-- Begin --
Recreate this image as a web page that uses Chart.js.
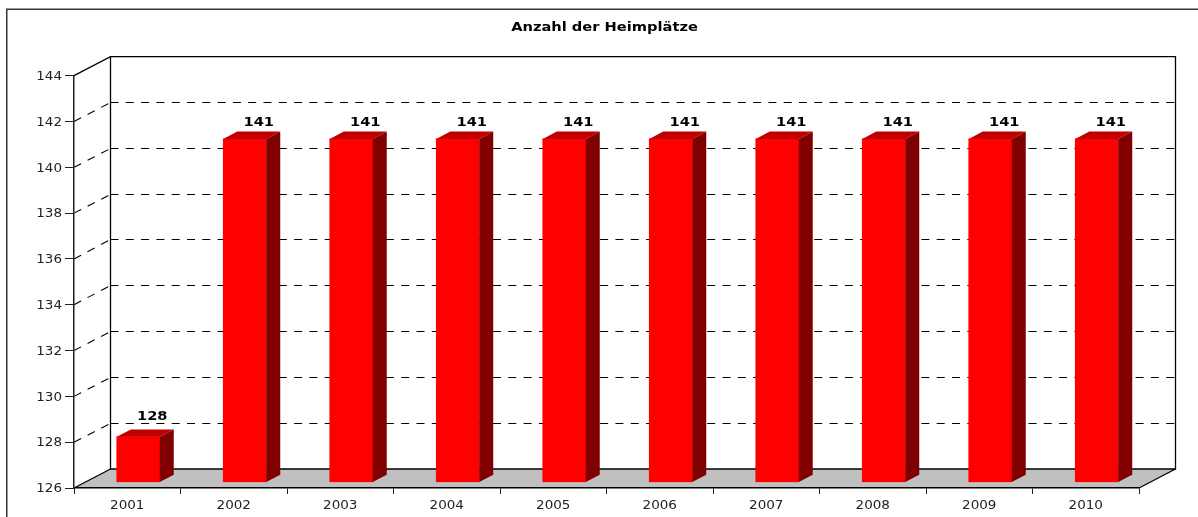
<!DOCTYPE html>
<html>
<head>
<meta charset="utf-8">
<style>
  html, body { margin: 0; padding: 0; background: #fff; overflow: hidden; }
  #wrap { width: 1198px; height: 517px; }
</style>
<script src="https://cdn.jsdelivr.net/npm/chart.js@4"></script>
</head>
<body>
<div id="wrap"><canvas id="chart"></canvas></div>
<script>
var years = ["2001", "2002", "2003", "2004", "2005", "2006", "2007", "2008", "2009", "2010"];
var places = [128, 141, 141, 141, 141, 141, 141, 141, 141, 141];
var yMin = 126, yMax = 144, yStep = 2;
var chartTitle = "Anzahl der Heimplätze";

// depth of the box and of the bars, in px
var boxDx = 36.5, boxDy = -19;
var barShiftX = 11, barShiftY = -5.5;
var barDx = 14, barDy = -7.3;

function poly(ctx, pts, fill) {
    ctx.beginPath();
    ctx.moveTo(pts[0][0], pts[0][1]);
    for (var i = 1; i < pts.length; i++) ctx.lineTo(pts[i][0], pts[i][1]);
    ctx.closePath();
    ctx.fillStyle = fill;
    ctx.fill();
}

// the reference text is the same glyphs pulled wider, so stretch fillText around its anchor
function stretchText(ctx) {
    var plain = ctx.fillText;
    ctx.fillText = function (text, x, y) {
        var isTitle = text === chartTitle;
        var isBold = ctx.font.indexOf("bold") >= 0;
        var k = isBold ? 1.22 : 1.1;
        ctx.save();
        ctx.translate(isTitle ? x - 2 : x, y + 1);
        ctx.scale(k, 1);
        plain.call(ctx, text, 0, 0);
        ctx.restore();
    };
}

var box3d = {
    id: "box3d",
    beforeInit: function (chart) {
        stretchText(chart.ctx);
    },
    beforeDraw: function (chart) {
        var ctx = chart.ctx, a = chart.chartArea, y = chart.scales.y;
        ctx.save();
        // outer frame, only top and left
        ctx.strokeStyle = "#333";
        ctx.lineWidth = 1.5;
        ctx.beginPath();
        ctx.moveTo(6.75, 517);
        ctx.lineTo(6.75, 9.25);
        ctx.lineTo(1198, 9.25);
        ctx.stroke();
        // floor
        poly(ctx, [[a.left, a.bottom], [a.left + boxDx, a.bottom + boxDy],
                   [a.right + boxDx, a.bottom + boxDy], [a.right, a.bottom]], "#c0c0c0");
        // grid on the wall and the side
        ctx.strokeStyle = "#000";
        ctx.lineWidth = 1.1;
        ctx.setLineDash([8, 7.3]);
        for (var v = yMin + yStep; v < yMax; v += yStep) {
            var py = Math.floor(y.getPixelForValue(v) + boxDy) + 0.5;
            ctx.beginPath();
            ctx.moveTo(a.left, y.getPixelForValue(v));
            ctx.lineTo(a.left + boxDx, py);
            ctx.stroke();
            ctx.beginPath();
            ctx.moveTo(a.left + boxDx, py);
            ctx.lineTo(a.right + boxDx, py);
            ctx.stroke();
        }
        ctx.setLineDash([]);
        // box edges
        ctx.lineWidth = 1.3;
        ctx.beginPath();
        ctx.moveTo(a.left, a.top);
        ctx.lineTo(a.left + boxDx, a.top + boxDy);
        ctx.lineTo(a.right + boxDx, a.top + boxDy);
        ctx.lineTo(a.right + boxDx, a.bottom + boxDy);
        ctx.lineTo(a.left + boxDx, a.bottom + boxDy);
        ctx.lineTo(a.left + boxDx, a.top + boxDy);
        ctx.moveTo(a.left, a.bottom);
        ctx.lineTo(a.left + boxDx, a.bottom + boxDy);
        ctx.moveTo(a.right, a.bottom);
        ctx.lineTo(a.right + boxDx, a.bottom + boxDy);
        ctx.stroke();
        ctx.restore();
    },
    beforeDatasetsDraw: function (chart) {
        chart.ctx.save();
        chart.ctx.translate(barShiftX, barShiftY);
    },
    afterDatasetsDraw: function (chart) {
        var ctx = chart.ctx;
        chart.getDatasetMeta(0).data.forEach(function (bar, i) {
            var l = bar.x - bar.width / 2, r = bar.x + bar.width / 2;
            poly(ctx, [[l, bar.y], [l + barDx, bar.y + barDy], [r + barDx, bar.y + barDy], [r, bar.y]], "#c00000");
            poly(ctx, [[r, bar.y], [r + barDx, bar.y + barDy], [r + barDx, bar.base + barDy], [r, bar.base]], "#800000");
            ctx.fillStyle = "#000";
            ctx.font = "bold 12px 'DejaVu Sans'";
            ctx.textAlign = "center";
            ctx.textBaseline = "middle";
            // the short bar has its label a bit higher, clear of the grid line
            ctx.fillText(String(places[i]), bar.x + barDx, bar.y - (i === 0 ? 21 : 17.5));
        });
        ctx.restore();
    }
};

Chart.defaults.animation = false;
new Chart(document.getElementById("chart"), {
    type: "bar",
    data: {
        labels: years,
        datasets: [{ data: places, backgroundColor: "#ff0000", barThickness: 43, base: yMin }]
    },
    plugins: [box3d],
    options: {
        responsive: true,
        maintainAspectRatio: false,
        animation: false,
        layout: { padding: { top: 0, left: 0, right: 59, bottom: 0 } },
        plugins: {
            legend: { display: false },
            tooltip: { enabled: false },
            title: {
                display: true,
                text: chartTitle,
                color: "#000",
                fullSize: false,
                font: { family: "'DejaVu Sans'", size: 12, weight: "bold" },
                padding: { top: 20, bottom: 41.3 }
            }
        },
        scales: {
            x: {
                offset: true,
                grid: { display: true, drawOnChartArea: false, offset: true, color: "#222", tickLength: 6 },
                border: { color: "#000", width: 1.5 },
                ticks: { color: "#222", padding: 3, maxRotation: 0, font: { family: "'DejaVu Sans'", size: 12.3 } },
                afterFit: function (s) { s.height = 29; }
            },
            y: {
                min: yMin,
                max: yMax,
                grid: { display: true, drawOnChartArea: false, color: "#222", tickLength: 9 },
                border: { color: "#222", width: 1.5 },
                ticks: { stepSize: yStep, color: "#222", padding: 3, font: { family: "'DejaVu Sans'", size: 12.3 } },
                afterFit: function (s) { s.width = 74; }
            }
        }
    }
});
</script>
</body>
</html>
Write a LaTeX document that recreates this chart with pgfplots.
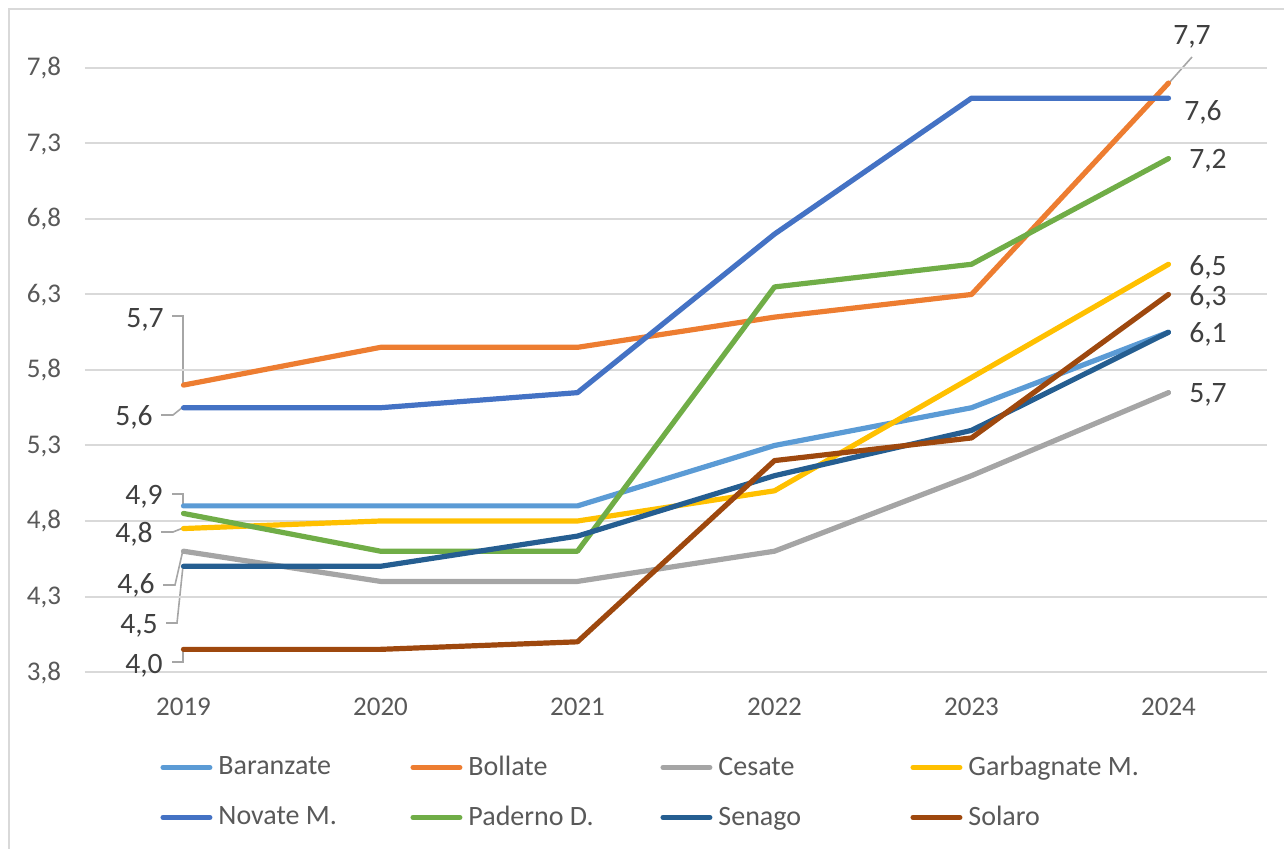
-- End --
*Your objective*:
Your task is to reproduce all of the material exactly. The pictures stay out.

*Response to the task*:
Recreate this image as a web page that uses Chart.js.
<!DOCTYPE html>
<html>
<head>
<meta charset="utf-8">
<style>
  html, body { margin: 0; padding: 0; background: #fff; overflow: hidden; }
  #wrap { width: 1198px; height: 517px; }
</style>
<script src="https://cdn.jsdelivr.net/npm/chart.js@4"></script>
</head>
<body>
<div id="wrap"><canvas id="chart"></canvas></div>
<script>
var years = ["2001", "2002", "2003", "2004", "2005", "2006", "2007", "2008", "2009", "2010"];
var places = [128, 141, 141, 141, 141, 141, 141, 141, 141, 141];
var yMin = 126, yMax = 144, yStep = 2;
var chartTitle = "Anzahl der Heimplätze";

// depth of the box and of the bars, in px
var boxDx = 36.5, boxDy = -19;
var barShiftX = 11, barShiftY = -5.5;
var barDx = 14, barDy = -7.3;

function poly(ctx, pts, fill) {
    ctx.beginPath();
    ctx.moveTo(pts[0][0], pts[0][1]);
    for (var i = 1; i < pts.length; i++) ctx.lineTo(pts[i][0], pts[i][1]);
    ctx.closePath();
    ctx.fillStyle = fill;
    ctx.fill();
}

// the reference text is the same glyphs pulled wider, so stretch fillText around its anchor
function stretchText(ctx) {
    var plain = ctx.fillText;
    ctx.fillText = function (text, x, y) {
        var isTitle = text === chartTitle;
        var isBold = ctx.font.indexOf("bold") >= 0;
        var k = isBold ? 1.22 : 1.1;
        ctx.save();
        ctx.translate(isTitle ? x - 2 : x, y + 1);
        ctx.scale(k, 1);
        plain.call(ctx, text, 0, 0);
        ctx.restore();
    };
}

var box3d = {
    id: "box3d",
    beforeInit: function (chart) {
        stretchText(chart.ctx);
    },
    beforeDraw: function (chart) {
        var ctx = chart.ctx, a = chart.chartArea, y = chart.scales.y;
        ctx.save();
        // outer frame, only top and left
        ctx.strokeStyle = "#333";
        ctx.lineWidth = 1.5;
        ctx.beginPath();
        ctx.moveTo(6.75, 517);
        ctx.lineTo(6.75, 9.25);
        ctx.lineTo(1198, 9.25);
        ctx.stroke();
        // floor
        poly(ctx, [[a.left, a.bottom], [a.left + boxDx, a.bottom + boxDy],
                   [a.right + boxDx, a.bottom + boxDy], [a.right, a.bottom]], "#c0c0c0");
        // grid on the wall and the side
        ctx.strokeStyle = "#000";
        ctx.lineWidth = 1.1;
        ctx.setLineDash([8, 7.3]);
        for (var v = yMin + yStep; v < yMax; v += yStep) {
            var py = Math.floor(y.getPixelForValue(v) + boxDy) + 0.5;
            ctx.beginPath();
            ctx.moveTo(a.left, y.getPixelForValue(v));
            ctx.lineTo(a.left + boxDx, py);
            ctx.stroke();
            ctx.beginPath();
            ctx.moveTo(a.left + boxDx, py);
            ctx.lineTo(a.right + boxDx, py);
            ctx.stroke();
        }
        ctx.setLineDash([]);
        // box edges
        ctx.lineWidth = 1.3;
        ctx.beginPath();
        ctx.moveTo(a.left, a.top);
        ctx.lineTo(a.left + boxDx, a.top + boxDy);
        ctx.lineTo(a.right + boxDx, a.top + boxDy);
        ctx.lineTo(a.right + boxDx, a.bottom + boxDy);
        ctx.lineTo(a.left + boxDx, a.bottom + boxDy);
        ctx.lineTo(a.left + boxDx, a.top + boxDy);
        ctx.moveTo(a.left, a.bottom);
        ctx.lineTo(a.left + boxDx, a.bottom + boxDy);
        ctx.moveTo(a.right, a.bottom);
        ctx.lineTo(a.right + boxDx, a.bottom + boxDy);
        ctx.stroke();
        ctx.restore();
    },
    beforeDatasetsDraw: function (chart) {
        chart.ctx.save();
        chart.ctx.translate(barShiftX, barShiftY);
    },
    afterDatasetsDraw: function (chart) {
        var ctx = chart.ctx;
        chart.getDatasetMeta(0).data.forEach(function (bar, i) {
            var l = bar.x - bar.width / 2, r = bar.x + bar.width / 2;
            poly(ctx, [[l, bar.y], [l + barDx, bar.y + barDy], [r + barDx, bar.y + barDy], [r, bar.y]], "#c00000");
            poly(ctx, [[r, bar.y], [r + barDx, bar.y + barDy], [r + barDx, bar.base + barDy], [r, bar.base]], "#800000");
            ctx.fillStyle = "#000";
            ctx.font = "bold 12px 'DejaVu Sans'";
            ctx.textAlign = "center";
            ctx.textBaseline = "middle";
            // the short bar has its label a bit higher, clear of the grid line
            ctx.fillText(String(places[i]), bar.x + barDx, bar.y - (i === 0 ? 21 : 17.5));
        });
        ctx.restore();
    }
};

Chart.defaults.animation = false;
new Chart(document.getElementById("chart"), {
    type: "bar",
    data: {
        labels: years,
        datasets: [{ data: places, backgroundColor: "#ff0000", barThickness: 43, base: yMin }]
    },
    plugins: [box3d],
    options: {
        responsive: true,
        maintainAspectRatio: false,
        animation: false,
        layout: { padding: { top: 0, left: 0, right: 59, bottom: 0 } },
        plugins: {
            legend: { display: false },
            tooltip: { enabled: false },
            title: {
                display: true,
                text: chartTitle,
                color: "#000",
                fullSize: false,
                font: { family: "'DejaVu Sans'", size: 12, weight: "bold" },
                padding: { top: 20, bottom: 41.3 }
            }
        },
        scales: {
            x: {
                offset: true,
                grid: { display: true, drawOnChartArea: false, offset: true, color: "#222", tickLength: 6 },
                border: { color: "#000", width: 1.5 },
                ticks: { color: "#222", padding: 3, maxRotation: 0, font: { family: "'DejaVu Sans'", size: 12.3 } },
                afterFit: function (s) { s.height = 29; }
            },
            y: {
                min: yMin,
                max: yMax,
                grid: { display: true, drawOnChartArea: false, color: "#222", tickLength: 9 },
                border: { color: "#222", width: 1.5 },
                ticks: { stepSize: yStep, color: "#222", padding: 3, font: { family: "'DejaVu Sans'", size: 12.3 } },
                afterFit: function (s) { s.width = 74; }
            }
        }
    }
});
</script>
</body>
</html>
Write a LaTeX document that recreates this chart with pgfplots.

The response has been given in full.